Starting with the first line below, extract each line through the one that contains "from matplotlib.lines import Line2D", inclusive, excluding pictures.
* begin DATA SECTION *
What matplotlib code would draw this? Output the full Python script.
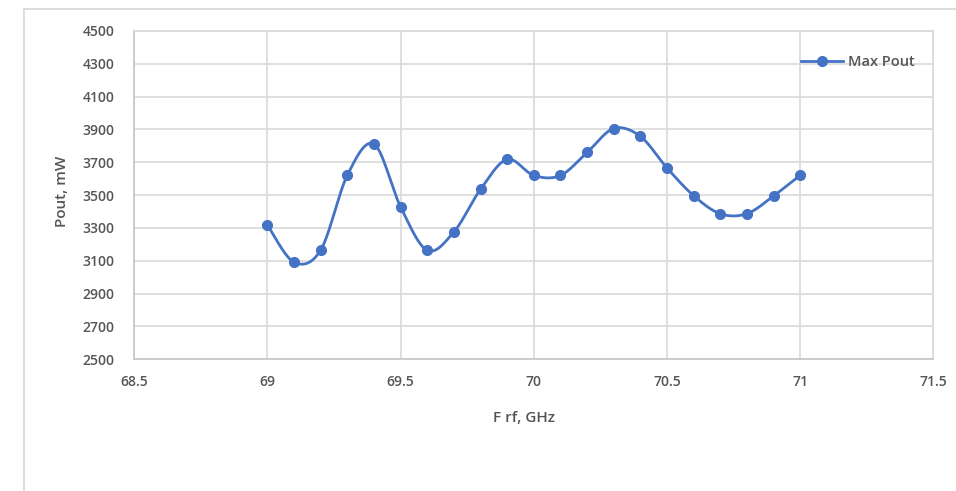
import numpy as np
import matplotlib
matplotlib.use("Agg")
import matplotlib.pyplot as plt
from matplotlib.lines import Line2D

# Data
freq_ghz = [69.0, 69.1, 69.2, 69.3, 69.4, 69.5, 69.6, 69.7, 69.8, 69.9, 70.0,
            70.1, 70.2, 70.3, 70.4, 70.5, 70.6, 70.7, 70.8, 70.9, 71.0]
max_pout = [3318, 3091, 3166, 3622, 3811, 3428, 3164, 3276, 3536, 3718, 3620,
            3620, 3760, 3906, 3858, 3666, 3497, 3387, 3387, 3495, 3621]
xticks = [68.5, 69, 69.5, 70, 70.5, 71, 71.5]
xticklabels = ["68.5", "69", "69.5", "70", "70.5", "71", "71.5"]
yticks = list(range(2500, 4501, 200))
series_name = "Max Pout"
xlabel = "F rf, GHz"
ylabel = "Pout, mW"

plt.rcParams['font.family'] = ['Open Sans', 'DejaVu Sans']
color = '#4472C4'
txt = '#555555'
grid_c = '#d9d9d9'
W = 'semibold'


def smooth(xs, ys, n=30):
    # Catmull-Rom style Bezier smoothing (like Excel's smoothed line)
    x = np.asarray(xs, float)
    y = np.asarray(ys, float)
    P = np.column_stack([x, y])
    out = []
    for i in range(len(P) - 1):
        p0 = P[i - 1] if i > 0 else P[i]
        p1 = P[i]
        p2 = P[i + 1]
        p3 = P[i + 2] if i + 2 < len(P) else P[i + 1]
        c1 = p1 + (p2 - p0) / 6.0
        c2 = p2 - (p3 - p1) / 6.0
        t = np.linspace(0, 1, n)[:, None]
        seg = ((1 - t) ** 3) * p1 + 3 * ((1 - t) ** 2) * t * c1 + 3 * (1 - t) * t ** 2 * c2 + t ** 3 * p2
        if i > 0:
            seg = seg[1:]
        out.append(seg)
    out = np.vstack(out)
    return out[:, 0], out[:, 1]


fig = plt.figure(figsize=(9.56, 4.91), dpi=100)
ax = fig.add_axes([134.3 / 956, 1 - 359.3 / 491, (933.3 - 134.3) / 956, (359.3 - 31) / 491])

sx, sy = smooth(freq_ghz, max_pout)
ax.plot(sx, sy, color=color, lw=2.0, solid_capstyle='round', zorder=3)
ax.plot(freq_ghz, max_pout, 'o', color=color, ms=7, zorder=4)

ax.set_xlim(68.5, 71.5)
ax.set_ylim(2500, 4500)
ax.set_xticks(xticks)
ax.set_xticklabels(xticklabels, fontweight=W)
ax.set_yticks(yticks)
ax.set_yticklabels([str(v) for v in yticks], fontweight=W)
ax.grid(True, color=grid_c, lw=1.2, zorder=0)
ax.set_axisbelow(True)
for s in ['top', 'right']:
    ax.spines[s].set_color(grid_c)
    ax.spines[s].set_linewidth(1.2)
for s in ['left', 'bottom']:
    ax.spines[s].set_color('#c8c8c8')
    ax.spines[s].set_linewidth(1.3)
ax.tick_params(axis='both', length=0, colors=txt, labelsize=10)
ax.tick_params(axis='y', pad=14)
ax.tick_params(axis='x', pad=11)

ax.set_xlabel(xlabel, color=txt, fontsize=11, fontweight=W)
ax.xaxis.set_label_coords((524 - 134.3) / 799, -(418 - 359.3) / 328.3)
ax.xaxis.label.set_va('center')
ax.set_ylabel(ylabel, color=txt, fontsize=11, fontweight=W)
ax.yaxis.set_label_coords((62 - 134.3) / 799, (359.3 - 191) / 328.3)
ax.yaxis.label.set_va('center')

h = Line2D([], [], color=color, lw=2.0, marker='o', ms=7)
fig.legend([h], [series_name], loc='center left', bbox_to_anchor=(801 / 956, 1 - 62 / 491),
           frameon=False, handlelength=2.9, handletextpad=0.3,
           borderpad=0, borderaxespad=0, labelcolor=txt,
           prop={'size': 10.5, 'weight': W})

# outer chart border (partially visible)
fig.add_artist(Line2D([24 / 956, 1.0], [1 - 9.3 / 491, 1 - 9.3 / 491], transform=fig.transFigure,
                      color=grid_c, lw=1.3))
fig.add_artist(Line2D([24 / 956, 24 / 956], [0, 1 - 9.3 / 491], transform=fig.transFigure,
                      color=grid_c, lw=1.3))

fig.savefig('out.png', dpi=100)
* end DATA SECTION *
FULL SOLUTION ▸
What matplotlib code would draw this? Output the full Python script.
import numpy as np
import matplotlib
matplotlib.use("Agg")
import matplotlib.pyplot as plt
from matplotlib.lines import Line2D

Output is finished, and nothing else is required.